Dick Whittington

New Forest Players  Ballard School, New Milton Philip & Julie McStraw 28 December 2023


It’s ‘Panto’ time again! And we’d been looking forward to returning to the Ballard School theatre since this time last year, when we had the pleasure of experiencing the New Forest Players’ fantastic production of Cinderella. This year the New Forest Player’s invite one and all to join them in the ‘purrrfect’ adventure of Dick Whittington (and his cat).

Unlike the majority of traditional pantomimes, which are based on European folk tales or stories from even further afield, Dick Whittington is probably the most British of all pantomimes. Many of us have an inkling that there was in fact a certain Richard Whittington, from Gloucestershire, who set out to make his fortune in London and ended up marrying into an important merchant family, the Fitzwarrens, and he became Lord Mayor for the first time in 1397. But while that much is true, the popular story of the pantomime is built on a mythology that was developed over the years. The ‘classic’ version has Dick Whittington as a poor orphan boy who walks to London from the countryside, picking up with his cat along the way, in the belief that the streets are paved with gold. Cold and hungry he is taken in by the Fitzwarrens to work as a scullion (kitchen boy). After a while he decides dirty and rat-infested London is not for him, but when he reaches Highgate Hill the distant Bow Bells beckon him to turn back and claim his fortune. As ‘they’ say, the rest is history, or not, but you’ll know how it goes, more or less, from there on…
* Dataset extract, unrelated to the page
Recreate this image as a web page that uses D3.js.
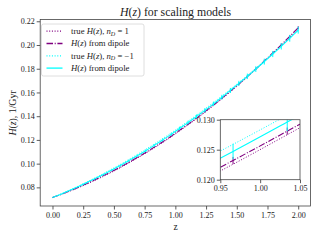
<!DOCTYPE html>
<html>
<head>
<meta charset="utf-8">
<script src="https://cdn.jsdelivr.net/npm/d3@7"></script>
<style>
  body { margin: 0; background: #fff; }
  text { font-family: "Liberation Serif", "DejaVu Serif", serif; fill: #222; }
</style>
</head>
<body>
<svg id="chart" width="320" height="240"></svg>
<script>
// redshift sample points (30 points, 0..2)
const zs = [0.000, 0.069, 0.138, 0.207, 0.276, 0.345, 0.414, 0.483, 0.552, 0.621,
            0.690, 0.759, 0.828, 0.897, 0.966, 1.034, 1.103, 1.172, 1.241, 1.310,
            1.379, 1.448, 1.517, 1.586, 1.655, 1.724, 1.793, 1.862, 1.931, 2.000];

// true H(z), n_D = 1
const trueP = [0.07140, 0.07396, 0.07670, 0.07959, 0.08266, 0.08590, 0.08930, 0.09287, 0.09661, 0.10052,
               0.10460, 0.10884, 0.11326, 0.11784, 0.12258, 0.12750, 0.13259, 0.13784, 0.14326, 0.14885,
               0.15461, 0.16053, 0.16663, 0.17289, 0.17932, 0.18591, 0.19268, 0.19961, 0.20672, 0.21399];
// H(z) from dipole, n_D = 1
const dipP = [0.0714, 0.0741, 0.0769, 0.0799, 0.0831, 0.0864, 0.0899, 0.0935, 0.0972, 0.1011,
              0.1052, 0.1094, 0.1139, 0.1184, 0.1232, 0.1281, 0.1332, 0.1384, 0.1439, 0.1494,
              0.1552, 0.1611, 0.1672, 0.1735, 0.1799, 0.1865, 0.1933, 0.2002, 0.2073, 0.2146];
const errP = [0.0000, 0.0001, 0.0001, 0.0001, 0.0002, 0.0002, 0.0002, 0.0003, 0.0003, 0.0004,
              0.0004, 0.0004, 0.0005, 0.0005, 0.0006, 0.0006, 0.0007, 0.0007, 0.0007, 0.0008,
              0.0008, 0.0009, 0.0009, 0.0010, 0.0010, 0.0010, 0.0011, 0.0011, 0.0012, 0.0012];

// true H(z), n_D = -1
const trueC = [0.07140, 0.07445, 0.07763, 0.08094, 0.08437, 0.08794, 0.09164, 0.09547, 0.09942, 0.10351,
               0.10773, 0.11207, 0.11655, 0.12115, 0.12589, 0.13075, 0.13575, 0.14087, 0.14613, 0.15151,
               0.15703, 0.16267, 0.16844, 0.17434, 0.18038, 0.18654, 0.19283, 0.19925, 0.20580, 0.21248];
// H(z) from dipole, n_D = -1
const dipC = [0.0714, 0.0743, 0.0773, 0.0805, 0.0838, 0.0873, 0.0908, 0.0946, 0.0985, 0.1025,
              0.1066, 0.1109, 0.1154, 0.1200, 0.1247, 0.1296, 0.1346, 0.1397, 0.1450, 0.1504,
              0.1560, 0.1617, 0.1676, 0.1736, 0.1797, 0.1860, 0.1924, 0.1989, 0.2056, 0.2125];
const errC = [0.0000, 0.0001, 0.0002, 0.0003, 0.0004, 0.0005, 0.0006, 0.0007, 0.0008, 0.0009,
              0.0010, 0.0011, 0.0012, 0.0013, 0.0013, 0.0015, 0.0016, 0.0017, 0.0018, 0.0019,
              0.0020, 0.0021, 0.0022, 0.0023, 0.0024, 0.0025, 0.0026, 0.0027, 0.0028, 0.0029];

const xTicks = [0, 0.25, 0.5, 0.75, 1.0, 1.25, 1.5, 1.75, 2.0];
const yTicks = [0.08, 0.10, 0.12, 0.14, 0.16, 0.18, 0.20, 0.22];
const xTicksIn = [0.95, 1.00, 1.05];
const yTicksIn = [0.120, 0.125, 0.130];

const purple = "#800080", cyan = "#00ffff";

const series = [
  { name: "trueP", y: trueP, color: purple, dash: "1,1.7", w: 1.0, label: [["true "], ["H", 1], ["("], ["z", 1], ["), "], ["n", 1], ["D", 1, 1], [" = 1", 0, -1]] },
  { name: "dipP", y: dipP, err: errP, color: purple, dash: "6.5,1.7,1,1.7", w: 1.1, label: [["H", 1], ["("], ["z", 1], [") from dipole"]] },
  { name: "trueC", y: trueC, color: cyan, dash: "1,1.7", w: 1.0, label: [["true "], ["H", 1], ["("], ["z", 1], ["), "], ["n", 1], ["D", 1, 1], [" = \u22121", 0, -1]] },
  { name: "dipC", y: dipC, err: errC, color: cyan, dash: null, w: 1.1, label: [["H", 1], ["("], ["z", 1], [") from dipole"]] }
];

const svg = d3.select("#chart");

// main panel
const x = d3.scaleLinear().domain([-0.1, 2.1]).range([40.2, 310.5]);
const y = d3.scaleLinear().domain([0.0643, 0.2215]).range([206, 19.5]);

// inset panel
const xi = d3.scaleLinear().domain([0.95, 1.05]).range([220.3, 300]);
const yi = d3.scaleLinear().domain([0.120, 0.130]).range([179.7, 119.7]);

function drawSeries(g, sx, sy) {
  series.forEach(s => {
    const line = d3.line().x((d, i) => sx(zs[i])).y(d => sy(d)).curve(d3.curveMonotoneX);
    if (s.err) {
      g.selectAll(".eb_" + s.name).data(s.y).enter().append("line")
        .attr("x1", (d, i) => sx(zs[i])).attr("x2", (d, i) => sx(zs[i]))
        .attr("y1", (d, i) => sy(d - s.err[i])).attr("y2", (d, i) => sy(d + s.err[i]))
        .attr("stroke", s.color).attr("stroke-width", 1);
    }
    g.append("path").datum(s.y)
      .attr("d", line)
      .attr("fill", "none")
      .attr("stroke", s.color)
      .attr("stroke-width", s.w)
      .attr("stroke-dasharray", s.dash);
  });
}

function frame(g, sx, sy) {
  g.append("rect")
    .attr("x", sx.range()[0]).attr("y", sy.range()[1])
    .attr("width", sx.range()[1] - sx.range()[0])
    .attr("height", sy.range()[0] - sy.range()[1])
    .attr("fill", "none").attr("stroke", "#444").attr("stroke-width", 0.8);
}

function styleAxis(g) {
  g.select(".domain").remove();
  g.selectAll(".tick line").attr("stroke", "#333").attr("stroke-width", 0.8);
  g.selectAll(".tick text").style("font-family", "Liberation Serif").style("font-size", "8px").attr("fill", "#222");
}

// clip paths
const defs = svg.append("defs");
defs.append("clipPath").attr("id", "clipMain").append("rect")
  .attr("x", 40.2).attr("y", 19.5).attr("width", 270.3).attr("height", 186.5);
defs.append("clipPath").attr("id", "clipIn").append("rect")
  .attr("x", 220.3).attr("y", 119.7).attr("width", 79.7).attr("height", 60);

// main data
const gMain = svg.append("g").attr("clip-path", "url(#clipMain)");
drawSeries(gMain, x, y);

// main axes
svg.append("g").attr("transform", "translate(0,206)")
  .call(d3.axisBottom(x).tickValues(xTicks).tickFormat(d3.format(".2f")).tickSize(3.5).tickPadding(2.5))
  .call(styleAxis);
svg.append("g").attr("transform", "translate(40.2,0)")
  .call(d3.axisLeft(y).tickValues(yTicks).tickFormat(d3.format(".2f")).tickSize(3.5).tickPadding(2))
  .call(styleAxis);
frame(svg, x, y);

// legend
const lg = svg.append("g").attr("transform", "translate(41.5,24)");
lg.append("rect").attr("width", 102.5).attr("height", 52).attr("rx", 2)
  .attr("fill", "#fff").attr("fill-opacity", 0.85).attr("stroke", "#d6d6d6").attr("stroke-width", 0.8);
series.forEach((s, k) => {
  const yy = 7.2 + k * 12.3;
  lg.append("line").attr("x1", 5).attr("x2", 21).attr("y1", yy).attr("y2", yy)
    .attr("stroke", s.color).attr("stroke-width", s.w + 0.2).attr("stroke-dasharray", s.dash);
  const t = lg.append("text").attr("x", 29.5).attr("y", yy + 2.8).style("font-size", "8.7px");
  s.label.forEach(p => {
    const ts = t.append("tspan").text(p[0]);
    if (p[1]) ts.style("font-style", "italic");
    if (p[2] === 1) ts.style("font-size", "6.1px").attr("dy", 1.6);
    if (p[2] === -1) ts.attr("dy", -1.6);
  });
});

// inset
svg.append("rect").attr("x", 220.3).attr("y", 119.7).attr("width", 79.7).attr("height", 60).attr("fill", "#fff");
const gIn = svg.append("g").attr("clip-path", "url(#clipIn)");
drawSeries(gIn, xi, yi);
svg.append("g").attr("transform", "translate(0,179.7)")
  .call(d3.axisBottom(xi).tickValues(xTicksIn).tickFormat(d3.format(".2f")).tickSize(3.5).tickPadding(2.5))
  .call(styleAxis);
svg.append("g").attr("transform", "translate(220.3,0)")
  .call(d3.axisLeft(yi).tickValues(yTicksIn).tickFormat(d3.format(".3f")).tickSize(3.5).tickPadding(2))
  .call(styleAxis);
frame(svg, xi, yi);

// title and axis labels
const title = svg.append("text").attr("x", 175.5).attr("y", 15.5).attr("text-anchor", "middle").style("font-size", "11.8px");
title.append("tspan").text("H").style("font-style", "italic");
title.append("tspan").text("(");
title.append("tspan").text("z").style("font-style", "italic");
title.append("tspan").text(") for scaling models");

svg.append("text").attr("x", 175.5).attr("y", 229.5).attr("text-anchor", "middle").style("font-size", "9.5px").text("z");

const yl = svg.append("text").attr("transform", "translate(15.5,113) rotate(-90)").attr("text-anchor", "middle").style("font-size", "9.8px");
yl.append("tspan").text("H").style("font-style", "italic");
yl.append("tspan").text("(");
yl.append("tspan").text("z").style("font-style", "italic");
yl.append("tspan").text("), 1/Gyr");
</script>
</body>
</html>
But then again, this version by the New Forest Players veers sharply away from the customary plot and delivers a new story that has Dick being forced to leave London after being framed for stealing a valuable necklace, belonging to Alderman Fitzwarren, by the evil Queen Rat. He then returns to clear his name, which involves him going to sea in a pirate ship that sinks off the coast of Morocco. With the help of his cat, ‘Tommy’, he clears Morocco of a rat infestation, for which he is rewarded with enough treasure to secure the position of Lord Mayor of London along with the hand in marriage of the beautiful Alice Fitzwarren.

Once again, Dorset based Panto specialist Lee Redwood is at the scriptwriting helm, which is reassurance enough to be certain that audiences are in for a treat. The action fairly gallops along, like a Christmas steeplechase from Kempton Racecourse, with the onlookers being entertained by a flood of the usual slapstick and one-liners, which can be lapped up by adults and children alike with everyone laughing and groaning at the same time. As to be expected there’s a heathy peppering of topical content, risqué innuendo and the required catchphrases – all the ingredients for a good pantomime. Added to this is a running montage of familiar pop songs accompanied by a large ensemble chorus of some 27 children and adults, singing and dancing with great gusto and flair. Yes, it’s terrific fun and this was fully evident from its reception on the sell-out opening night by the lively and enthusiastic audience.

At the centre of the stage is a huge floor to ceiling story book containing pages of painted scenery that are turned over as the story is played out – a wonderful and magical device that could grace the stage of any professional production. This can also be said of the costumes, which are simply great and absolutely purrrfect. The Production and Backstage teams have truly excelled themselves.

All of the players play their parts well in traditional panto style and deliver their lines with good comedic effect, (even when a line is forgotten or a cue inadvertently missed). As there are 13 of them it would be inappropriate to review the performance of each one of them in turn. It would also be unfitting to single out any one of them for individual praise, they are all good and all of them are integral to the overall performance – it’s that simple!

The New Forest Players have yet another success to their name and can add this production of Dick Whittington to their impressive rollcall of excellent pantos. Long may they continue to delight local people with such high-calibre amateur theatre.

Dick Whittington runs until 31 December. If you miss out this time round, you can think about booking early for next year’s production, knowing that you’ll have a great evening of seasonal entertainment to look forward to!